After the two consoles posed together for photographs, the new console, built over the last six months, was installed on the Fox Theatre’s organ elevator, while the 90-year-old Mighty Mo console was bundled into a box truck and whisked away to a Lithonia shop where it will undergo a year of restoration.
Built in 1929, the same year as the Fabulous Fox, the Möller is one of the biggest theater organs in the country, and one of the most famous. Audiences at the Fox are familiar with that moment when the spotlight shines on the wildly elaborate console as it rises from the orchestra pit like some golden chariot, to lead the audience in a rendition of "Tie a Yellow Ribbon" or "Somewhere Over the Rainbow."
But the Mighty Mo is feeling its age. The electro-pneumatic-mechanical switches that trigger its pre-set pistons are plagued with leaky leather valves and balky contacts. Old repairs are coming apart. Paint is flaking and the case is cracking.
That’s just a matter of age, complexity and wear-and-tear. Each key of the four keyboards and all of the 376 stops communicate with the 3,600 pipes through a thick bundle of 4,000-plus wires that snakes out of the base of the console like a black umbilical cord.

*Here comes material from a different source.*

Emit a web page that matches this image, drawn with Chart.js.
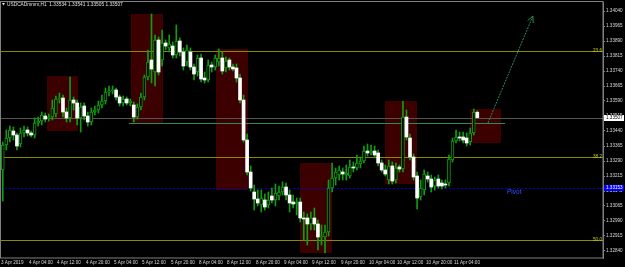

These wires carry impulses that, up in the chambers, trigger electro-magnets which shift leather valves in the wind chests, allowing air to flow through pipes that range from the size of fountain pens to the size of three-story Corinthian columns. (The 32-foot diaphone pipe actually causes the building to shake.)
The combination of switches and valves is a Rube Goldbergian nightmare. “To a certain degree, it’s incredible that they work at all,” said Double, “and it does this in an eyelash of time.”
Archaic technology
Visible inside the guts of the console were scars and repairs from years past, including work done by the late Joe Patten, the original "Phantom of the Fox," who was responsible for restoring the unplayable organ in the 1970s. Patten then galvanized Atlanta's preservation community to save the Fox itself, which was in the path of the wrecking ball.
Because of great service offered to the ornate theater, Patten was granted a lifetime lease to an apartment inside the theater's labyrinthine private area, and he made it his responsibility to keep Mighty Mo in fighting trim.
Shortly after Allan Vella became the Fox Theatre's CEO and president in 2006, the septuagenarian Patten led him on a climb up vertical ladders into the dusty chambers holding the organ's pipes.
“I was able to tap into some of my old rock-climbing skills to get through those chambers,” said Vella.
In addition to its pipes, the Mo is tricked out with a wild array of sound effects and pneumatically-controlled instruments, including a slapstick, a xylophone, drums, gongs, bells, songbirds, ocean waves, a steamboat horn and many others. They fascinated the new CEO.
Such instruments and sound effects were utilized during the heyday of the theater organ, when they were played as an accompaniment to silent films. By 1929, the silent era was waning, and theater organs were on the way out.
The restoration of the organ will cost just north of $500,000, said Vella. The expense is worth it, he said, considering the emotional bond between the citizens of Atlanta and the Fox Theatre’s Mighty Mo. There are few theatre organs in the country with a following as devoted, he said, and “very few organizations put this amount of resources into (preservation).”
At the workshop
Twenty miles away from the Fox, by the railroad tracks outside Lithonia, are four steel beam warehouses that house the A.E. Schlueter Pipe Organ Company.
Recently Arthur Schlueter III, the second generation of pipe organ builders in his family, offered a tour of the facility, as workers soldered wiring and routed planks of wood.
At the center of the action stood the Möller console, looking exposed and less glamorous in the unflattering light of the workshop.
It is here that Schlueter and his father, Arthur Schlueter Jr. built the stand-in organ from scratch, and here that the Möller will be repaired. He said the repairs will be carefully documented. The parts that are replaced — the antique switches, wires and pneumatics — will be stored in the Fox’s archives. “If somebody ever wanted to undo what we did, they can.”
They built the stand-in console so that organ performances at the Fox could continue while the Mighty Mo console is undergoing restoration, Schlueter said, and so that the complex of pipes and valves in the theater’s chambers didn’t stand idle. “If you don’t use a mechanical device, you get atrophy,” he said.
One of the questions that Schlueter has been asked is whether his shop will keep the “patina of age” on the surface of the console. Schlueter points to the cracks, flaked paint, and a burn-mark that looks like someone ground out their cigarette above the bombard. “Do we want to keep all that?”
(Many historic layers of paint have been added to the console since 1929, and Schlueter is studying the records to determine the proper look.)
In one significant change, Schlueter plans to replace the electro-pneumatics inside the console with a computer, which will control the pre-set pistons. The computer will also route signals from the keys and stops to the pipe chambers by way of a slim Ethernet-style Cat 5 cable, replacing that anaconda-sized bundle of wires.
The substitute Mini Mo is currently using this same computer technology. Double, who shares musical responsibilities at the Fox with Rick McGee, said the result is like taking off the handcuffs. Voices and combinations that were difficult to use before are accessible now. “This will unleash the color of this instrument like it’s never been heard before,” he said.
Double is concerned that old school fans will be alarmed by the introduction of the computer interface. But he cautions that the computer is strictly a signal processor. The ranks of pipes will still be voiced by forced air from the blower room, moving past leather valves in the wooden wind chests. There will be no MIDI sounds in the Mighty Mo.
“We will clearly hear from the preservationists, who will express their sorrow that this happened,” said Double, “but this was totally the right thing to do.”